In this paper, we have addressed the following question: what is the dynamical effect of the extrinsic geometrical embedding of an arbitrary four-dimensional brane in a higher-dimensional bulk space, from Padmanabhan’s point of view on the emergent Universe? We have shown that other than the surface degrees of freedom and the bulk degrees of freedom, there are new degrees of freedom related to the extrinsic geometry of the brane embedded in a higher-dimensional bulk space which may play a basic role in the cosmological evolution. Based on this scenario, we have corrected the Padmanabhan relation as \(\Delta V /\Delta t=N_\mathrm{sur}-N_\mathrm{bulk}-N_\mathrm{extr}\) where \(N_\mathrm{extr}\) accounts for the new degrees of freedom corresponding to the extrinsic geometry of the brane. This term has a contribution to the Padmanabhan relation such that it plays the role of a dark energy.

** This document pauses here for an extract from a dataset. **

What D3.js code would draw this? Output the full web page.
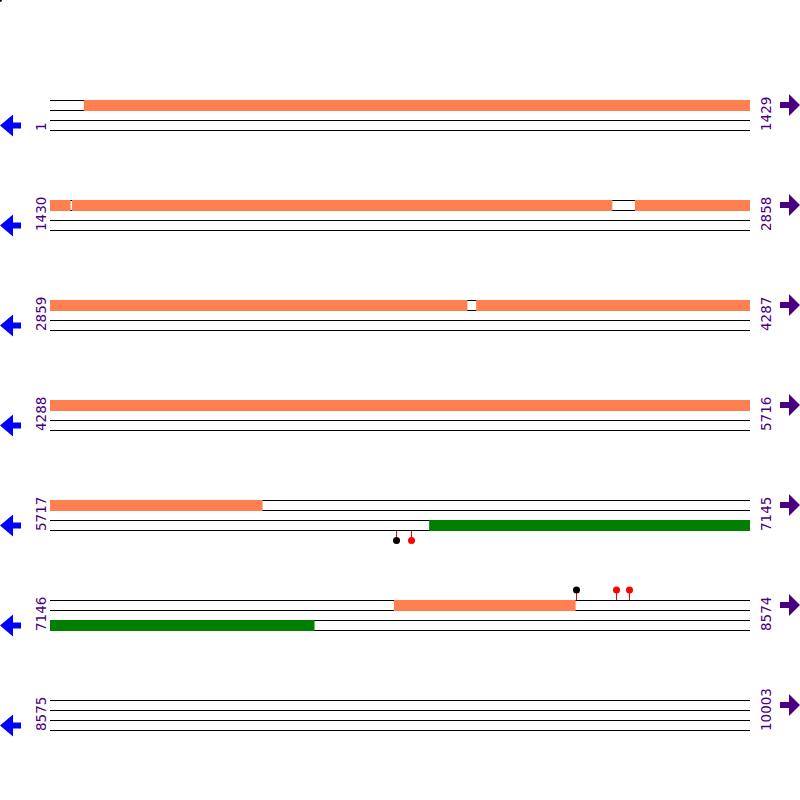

In this regard, we have separately investigated the braneworld scenarios with and without specific junction conditions. Moreover, we have shown that, for the case of braneworlds with the Israel–Darmois–Lanczos junction condition, the number of degrees of freedom is determined by the bulk space energy scale \(\alpha _{*}\), the signature of the extra dimensions \(\epsilon =+1\), and the confined matter density \(\rho \) as well as the volume V and horizon temperature T. In this case, because of the positivity of the number of degrees of freedom, \(N_\mathrm{extr}\), the possibility of having a timelike extra dimension is ruled out.

For the case of a general geometric embedding scheme, the number of degrees of freedom related to the geometric embedding state of the brane in a higher-dimensional bulk space, beside the scale factor of the Universe a, depends on the signature of extra dimensions \(\epsilon =\pm 1\), the volume V, the horizon temperature T, and the warp factor of Universe \(b_0\), as well as the equation of state parameter of the geometric fluid \(\omega _{\mathrm{extr}}\). If the curvature warp of the Universe \(b_0 \) vanishes, all of the extrinsic curvature components vanish too, and the braneworld behaves just as a trivial plane. In this case, the corresponding number of degrees of freedom also vanishes and we recover the original Padmanabhan relation, \(\frac{\mathrm{d}V}{\mathrm{d}t}=N_{\mathrm{sur}}- N_{\mathrm{bulk}}\). Also, when the geometric equation of state parameter will be \(\omega _{\mathrm{extr}}=-1/3\), the corresponding degrees of freedom also vanish in this approach. Moreover, the positivity of the number of degrees of freedom requires \(\omega _{\mathrm{extr}} > -1/3\) for a spacelike extra dimension, while we have \(\omega _{\mathrm{extr}}< -1/3\) for a timelike extra dimension. For the former case, all of the known energy conditions, as the weak, null, strong, and dominant energy conditions, are satisfied by the geometric fluid. They may be violated by the geometric fluid for the latter case. Then we investigated the thermodynamical aspects of this general braneworld model. We confirmed the validity of the first law of thermodynamics on an apparent horizon in the presence of the additional terms due to the extrinsic curvature of a braneworld model and then we studied the second law of thermodynamics with the assumption that on the apparent horizon the spacetime shows a thermodynamical behavior. We found that the second law of thermodynamics is always satisfied for an expanding universe. It should be noticed that the presence of thermal equilibrium fluctuations and quantum fluctuations can contribute as an entropy correction, and consequently the number of degrees of freedom will be corrected, correspondingly. This work is under our current study and will be reported in the near future.